Bueno, en aquel caso se dio así, pero yo diría que se trata de tres elementos totalmente divergentes. A veces, al fusionarse, pueden inspirar grandes acciones de cambio, pero solo a condición de poner reglas estrictas para que, en ningún caso, uno prevalezca sobre los otros.

Lo que también llama la atención de la novela es la constatación de que en el siglo XVIII se daban los mismos vicios que cabe encontrar hoy vinculados al poder político: nepotismo, evasión fiscal, contratos turbios... Ver lo poco que hemos cambiado en todos estos años ¿no le hace perder la esperanza en la capacidad de regeneración del ser humano?

Lo que puede llegar a entristecerme es lo que te decía antes: la impasibilidad, la apatía del ciudadano a la hora de dejar que las cosas permanezcan como están. Al final, todo depende de si tenemos, o no, voluntad de cambio. Lo primero que debemos hacer es informarnos, tener elementos de juicio que nos permitan ser capaces de analizar nuestra situación. El conocimiento nos hace libres. El segundo paso sería erigirnos en portavoces de nosotros mismos, liderar nuestro propio proyecto de vida no dejando que sean otros los que decidan por nosotros.

¿Pero no cree que puede llegar a ser frustrante para el ciudadano asistir, generación tras generación, a la certificación de la famosa frase de «El gatopardo» que decía: «Si queremos que todo permanezca como está, es necesario que todo cambie»?
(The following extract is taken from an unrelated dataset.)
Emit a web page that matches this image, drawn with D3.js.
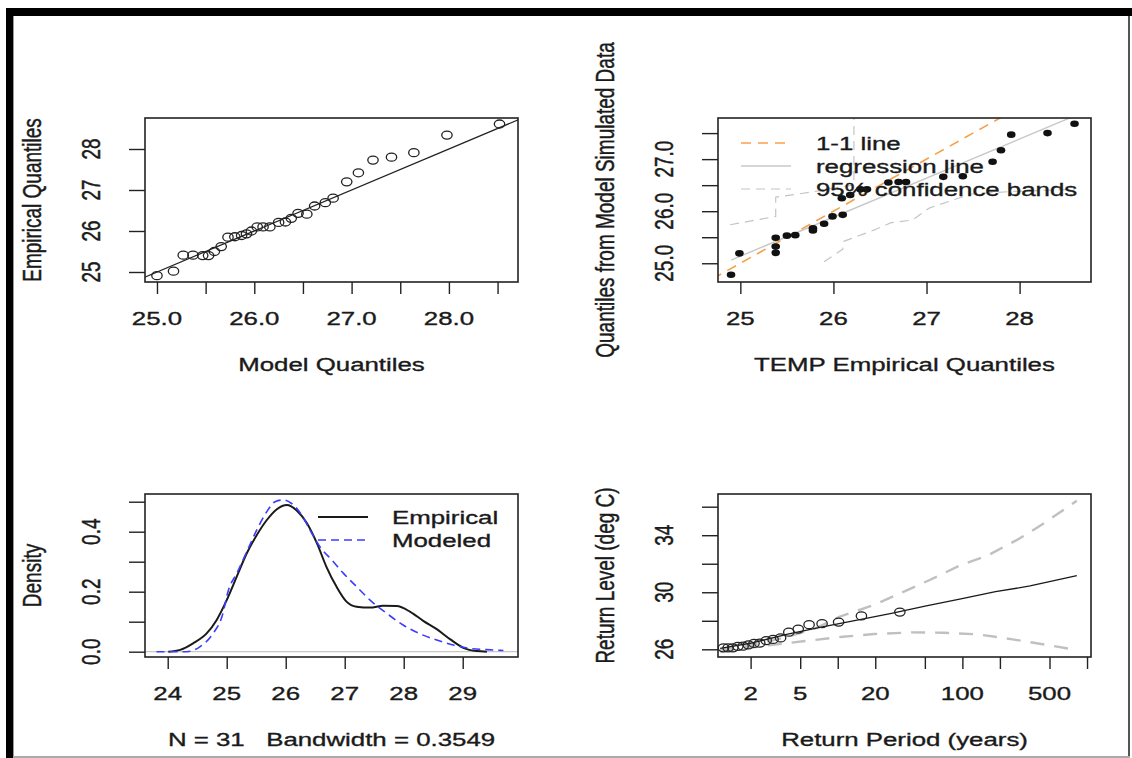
<!DOCTYPE html>
<html><head><meta charset="utf-8">
<script src="https://cdn.jsdelivr.net/npm/d3@7"></script>
<style>
html,body{margin:0;padding:0;background:#fff;}
svg{display:block;font-family:"Liberation Sans",Arial,sans-serif;}
</style></head>
<body><svg id="c" width="1132" height="758"></svg>
<script>
// ---------- DATA ----------
// Panel 1: QQ plot (model quantiles vs empirical quantiles)
const qqModel = [25.00,25.17,25.27,25.37,25.47,25.53,25.59,25.66,25.73,25.80,25.87,25.92,25.97,26.03,26.09,26.16,26.25,26.32,26.38,26.45,26.54,26.62,26.73,26.81,26.95,27.07,27.22,27.41,27.64,27.98,28.52];
const qqEmpirical = [24.91,25.02,25.41,25.41,25.40,25.40,25.50,25.62,25.85,25.86,25.89,25.93,26.00,26.10,26.10,26.10,26.21,26.22,26.31,26.43,26.41,26.61,26.69,26.80,27.20,27.42,27.73,27.80,27.91,28.34,28.61];
const p1XTicks = [25.0,25.5,26.0,26.5,27.0,27.5,28.0,28.5];
const p1XLabels = ["25.0","","26.0","","27.0","","28.0",""];
const p1YTicks = [25,26,27,28];
const p1YLabels = ["25","26","27","28"];

// Panel 2: QQ plot of simulated data
const simEmpirical = [24.90,24.99,25.38,25.38,25.38,25.50,25.59,25.78,25.78,25.90,25.99,26.10,26.09,26.18,26.29,26.36,26.59,26.70,26.78,27.18,27.39,27.71,27.80,27.91,28.30,28.59];
const simModel     = [24.78,25.19,25.49,25.32,25.20,25.53,25.54,25.67,25.63,25.76,25.90,25.93,26.25,26.31,26.42,26.42,26.55,26.56,26.56,26.66,26.67,26.95,27.17,27.47,27.50,27.68];
const regX = [24.90,28.59];
const regY = [25.06,27.83];
const oneX = [24.70,28.00];
const oneY = [24.70,28.00];
const bandUpX = [24.89,25.38,25.38,25.62,25.88,26.05,26.22,26.22];
const bandUpY = [25.74,25.90,26.27,26.33,26.40,26.46,26.50,28.20];
const bandLoX = [25.90,26.10,26.11,26.44,26.62,26.85,27.03,27.31,27.48,27.93,28.59];
const bandLoY = [25.03,25.27,25.42,25.64,25.78,25.83,26.06,26.23,26.33,26.38,26.42];
const p2XTicks = [25,26,27,28];
const p2XLabels = ["25","26","27","28"];
const p2YTicks = [25.0,25.5,26.0,26.5,27.0,27.5];
const p2YLabels = ["25.0","","26.0","","27.0",""];
const p2Legend = ["1-1 line","regression line","95% confidence bands"];

// Panel 3: density
const densEmpX = [24.01,24.21,24.43,24.66,24.83,25.00,25.17,25.34,25.51,25.68,25.85,26.02,26.19,26.36,26.53,26.69,26.86,27.03,27.20,27.43,27.65,27.88,28.11,28.33,28.56,28.79,29.01,29.24,29.41];
const densEmpY = [0.000,0.006,0.028,0.061,0.106,0.172,0.250,0.328,0.389,0.439,0.475,0.489,0.470,0.428,0.361,0.283,0.217,0.167,0.150,0.147,0.153,0.152,0.133,0.103,0.075,0.041,0.013,0.002,0.000];
const densModX = [23.81,24.32,24.55,24.77,24.92,25.03,25.17,25.34,25.51,25.68,25.82,25.96,26.10,26.27,26.41,26.58,26.78,26.98,27.20,27.43,27.71,27.99,28.28,28.56,28.84,29.12,29.41,29.69];
const densModY = [0.000,0.000,0.017,0.061,0.117,0.206,0.261,0.333,0.406,0.467,0.500,0.506,0.494,0.456,0.406,0.350,0.306,0.261,0.217,0.172,0.128,0.089,0.059,0.039,0.022,0.011,0.007,0.004];
const p3XTicks = [24,25,26,27,28,29];
const p3XLabels = ["24","25","26","27","28","29"];
const p3YTicks = [0.0,0.1,0.2,0.3,0.4,0.5];
const p3YLabels = ["0.0","","0.2","","0.4",""];
const p3Legend = ["Empirical","Modeled"];

// Panel 4: return level plot
const rlPeriods = [1.14,2.09,3.97,7.54,14.3,27.0,51.3,97.3,184.5,349,828];
const rlLevels  = [26.07,26.46,27.07,27.58,28.05,28.52,29.04,29.53,30.04,30.44,31.16];
const ciUpPeriods = [1.14,2.09,3.97,6.63,10.4,19.6,54.7,97.3,162,289,452,828];
const ciUpLevels  = [25.95,26.30,26.88,27.47,28.29,29.11,30.86,31.91,32.61,33.78,34.84,36.42];
const ciLoPeriods = [1.14,2.88,5.47,11.0,19.6,39.6,70.5,133,253,480,828];
const ciLoLevels  = [25.83,26.30,26.58,26.88,27.07,27.19,27.16,27.05,26.70,26.30,25.95];
const rlPtPeriods = [1.21,1.32,1.44,1.58,1.74,1.92,2.13,2.37,2.67,3.03,3.48,4.05,4.82,5.89,7.49,10.16,15.49,31.5];
const rlPtLevels  = [26.10,26.10,26.10,26.21,26.22,26.31,26.41,26.43,26.61,26.69,26.80,27.20,27.42,27.73,27.80,27.91,28.34,28.61];
const p4XTicks = [2,5,10,20,50,100,200,500,1000];
const p4XLabels = ["2","5","","20","","100","","500",""];
const p4YTicks = [26,28,30,32,34,36];
const p4YLabels = ["26","","30","","34",""];

const axisTitles = {
  p1x:"Model Quantiles", p1y:"Empirical Quantiles",
  p2x:"TEMP Empirical Quantiles", p2y:"Quantiles from Model Simulated Data",
  p3x:"N = 31   Bandwidth = 0.3549", p3y:"Density",
  p4x:"Return Period (years)", p4y:"Return Level (deg C)"
};

// ---------- DRAW ----------
const SX = 1.36, FS = 19, TXT = "#1a1a1a";
const svg = d3.select("#c");

// frame
svg.append("rect").attr("x",6).attr("y",8).attr("width",1126).attr("height",8).attr("fill","#000");
svg.append("rect").attr("x",6).attr("y",8).attr("width",7).attr("height",750).attr("fill","#000");
svg.append("rect").attr("x",13).attr("y",16).attr("width",1).attr("height",742).attr("fill","#999");
svg.append("rect").attr("x",1128).attr("y",16).attr("width",2).attr("height",742).attr("fill","#555");
svg.append("rect").attr("x",13).attr("y",756).attr("width",1117).attr("height",2).attr("fill","#aaa");

function label(g, x, y, s, rot=0, anchor="middle") {
  return g.append("text")
    .attr("transform", `translate(${x},${y}) scale(${SX},1) rotate(${rot})`)
    .attr("text-anchor", anchor).attr("font-size", FS).attr("fill", TXT)
    .attr("stroke", TXT).attr("stroke-width", 0.35)
    .style("white-space","pre").text(s);
}

const boxes = {
  p1:{l:145,r:518,t:118,b:282}, p2:{l:718,r:1091,t:118,b:282},
  p3:{l:145,r:518,t:494,b:657}, p4:{l:718,r:1091,t:494,b:657}
};

function frame(id, x, y, xt, xl, yt, yl, xtitle, ytitle) {
  const B = boxes[id];
  const g = svg.append("g");
  const clipId = "clip-"+id;
  svg.append("clipPath").attr("id",clipId).append("rect")
    .attr("x",B.l).attr("y",B.t).attr("width",B.r-B.l).attr("height",B.b-B.t);
  const ax = g.append("g").attr("transform",`translate(0,${B.b})`)
    .call(d3.axisBottom(x).tickValues(xt).tickSize(12).tickFormat(""));
  const ay = g.append("g").attr("transform",`translate(${B.l},0)`)
    .call(d3.axisLeft(y).tickValues(yt).tickSize(16).tickFormat(""));
  [ax,ay].forEach(a=>{a.select(".domain").remove();a.selectAll("line").attr("stroke","#222").attr("stroke-width",1.4);});
  xt.forEach((v,i)=>{ if(xl[i]) label(g, x(v), B.b+43, xl[i]); });
  yt.forEach((v,i)=>{ if(yl[i]) label(g, B.l-45, y(v), yl[i], -90); });
  label(g, (B.l+B.r)/2, B.b+89, xtitle);
  label(g, B.l-104, (B.t+B.b)/2, ytitle, -90);
  const plot = svg.append("g").attr("clip-path",`url(#${clipId})`);
  return {g, plot, B};
}
function box(B){
  svg.append("rect").attr("x",B.l).attr("y",B.t).attr("width",B.r-B.l).attr("height",B.b-B.t)
    .attr("fill","none").attr("stroke","#222").attr("stroke-width",1.6);
}
function pathXY(sel, xs, ys, x, y, stroke, w, dash, curve) {
  const pts = xs.map((v,i)=>[x(v), y(ys[i])]);
  const line = curve ? d3.line().curve(curve) : d3.line();
  const p = sel.append("path").attr("d", line(pts)).attr("fill","none")
    .attr("stroke",stroke).attr("stroke-width",w).attr("stroke-linejoin","round");
  if (dash) p.attr("stroke-dasharray",dash);
  return p;
}

// Panel 1
{
  const B = boxes.p1;
  const x = d3.scaleLinear().domain([24.877,28.71]).range([B.l,B.r]);
  const y = d3.scaleLinear().domain([24.756,28.756]).range([B.b,B.t]);
  const {plot} = frame("p1", x, y, p1XTicks, p1XLabels, p1YTicks, p1YLabels, axisTitles.p1x, axisTitles.p1y);
  pathXY(plot, [24.8,28.8],[24.8,28.8], x, y, "#222", 1.2);
  plot.selectAll("ellipse").data(qqModel).join("ellipse")
    .attr("cx",d=>x(d)).attr("cy",(d,i)=>y(qqEmpirical[i])).attr("rx",5.2).attr("ry",4)
    .attr("fill","none").attr("stroke","#222").attr("stroke-width",1.3);
  box(B);
}
// Panel 2
{
  const B = boxes.p2;
  const x = d3.scaleLinear().domain([24.760,28.767]).range([B.l,B.r]);
  const y = d3.scaleLinear().domain([24.64,27.79]).range([B.b,B.t]);
  const {g, plot} = frame("p2", x, y, p2XTicks, p2XLabels, p2YTicks, p2YLabels, axisTitles.p2x, axisTitles.p2y);
  pathXY(plot, bandUpX, bandUpY, x, y, "#c4c4c4", 1.2, "9,6");
  pathXY(plot, bandLoX, bandLoY, x, y, "#c4c4c4", 1.2, "9,6");
  pathXY(plot, regX, regY, x, y, "#c8c8c8", 1.4);
  pathXY(plot, oneX, oneY, x, y, "#f7a04c", 1.6, "10,7");
  plot.selectAll("ellipse").data(simEmpirical).join("ellipse")
    .attr("cx",d=>x(d)).attr("cy",(d,i)=>y(simModel[i])).attr("rx",4.3).attr("ry",3.3)
    .attr("fill","#111");
  const lg = svg.append("g");
  const styles = [["#f7a04c","10,7",1.6],["#c8c8c8",null,1.4],["#c4c4c4","9,6",1.2]];
  p2Legend.forEach((s,i)=>{
    const yy = 143 + i*23;
    const l = lg.append("line").attr("x1",741).attr("x2",791).attr("y1",yy).attr("y2",yy)
      .attr("stroke",styles[i][0]).attr("stroke-width",styles[i][2]);
    if (styles[i][1]) l.attr("stroke-dasharray",styles[i][1]);
    label(lg, 816, yy+7, s, 0, "start");
  });
  box(B);
}
// Panel 3
{
  const B = boxes.p3;
  const x = d3.scaleLinear().domain([23.615,29.937]).range([B.l,B.r]);
  const y = d3.scaleLinear().domain([-0.0177,0.5257]).range([B.b,B.t]);
  const {plot} = frame("p3", x, y, p3XTicks, p3XLabels, p3YTicks, p3YLabels, axisTitles.p3x, axisTitles.p3y);
  plot.append("line").attr("x1",B.l).attr("x2",B.r).attr("y1",y(0)).attr("y2",y(0)).attr("stroke","#c8c8c8").attr("stroke-width",1.2);
  pathXY(plot, densEmpX, densEmpY, x, y, "#1a1a1a", 2.0, null, d3.curveMonotoneX);
  pathXY(plot, densModX, densModY, x, y, "#3c3cff", 1.6, "8,5", d3.curveMonotoneX);
  const lg = svg.append("g");
  lg.append("line").attr("x1",318).attr("x2",368).attr("y1",517).attr("y2",517).attr("stroke","#1a1a1a").attr("stroke-width",2);
  lg.append("line").attr("x1",318).attr("x2",368).attr("y1",540).attr("y2",540).attr("stroke","#3c3cff").attr("stroke-width",1.6).attr("stroke-dasharray","8,5");
  label(lg, 392, 524, p3Legend[0], 0, "start");
  label(lg, 392, 547, p3Legend[1], 0, "start");
  box(B);
}
// Panel 4
{
  const B = boxes.p4;
  const x = d3.scaleLog().domain([1.095,1076]).range([B.l,B.r]);
  const y = d3.scaleLinear().domain([25.46,36.89]).range([B.b,B.t]);
  const {plot} = frame("p4", x, y, p4XTicks, p4XLabels, p4YTicks, p4YLabels, axisTitles.p4x, axisTitles.p4y);
  pathXY(plot, ciUpPeriods, ciUpLevels, x, y, "#c0c0c0", 2.4, "14,10");
  pathXY(plot, ciLoPeriods, ciLoLevels, x, y, "#c0c0c0", 2.4, "14,10");
  pathXY(plot, rlPeriods, rlLevels, x, y, "#1a1a1a", 1.3);
  plot.selectAll("ellipse").data(rlPtPeriods).join("ellipse")
    .attr("cx",d=>x(d)).attr("cy",(d,i)=>y(rlPtLevels[i])).attr("rx",5.2).attr("ry",4)
    .attr("fill","none").attr("stroke","#222").attr("stroke-width",1.3);
  box(B);
}
</script></body></html>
Yo nunca he visto un componente cínico en esa declaración. Al contrario, lo que subyace en ella es la idea de que cualquier cambio, cualquier intento de regeneración, debe empezar por uno mismo. Solo así podemos revestirnos de la autoridad moral necesaria para obligar a nuestros gobernantes a cambiar sus líneas de actuación. Luego el alcance de esos cambios podrá ser mayor o menor, generará ilusiones o decepciones, pero lo importante es que haya voluntad de cambio. Cualquier otra actitud nos lleva a aguardar que las cosas se pudran, a pretender que todo caiga por su propio peso y a esperar que los cambios se produzcan sin tener que mover un dedo.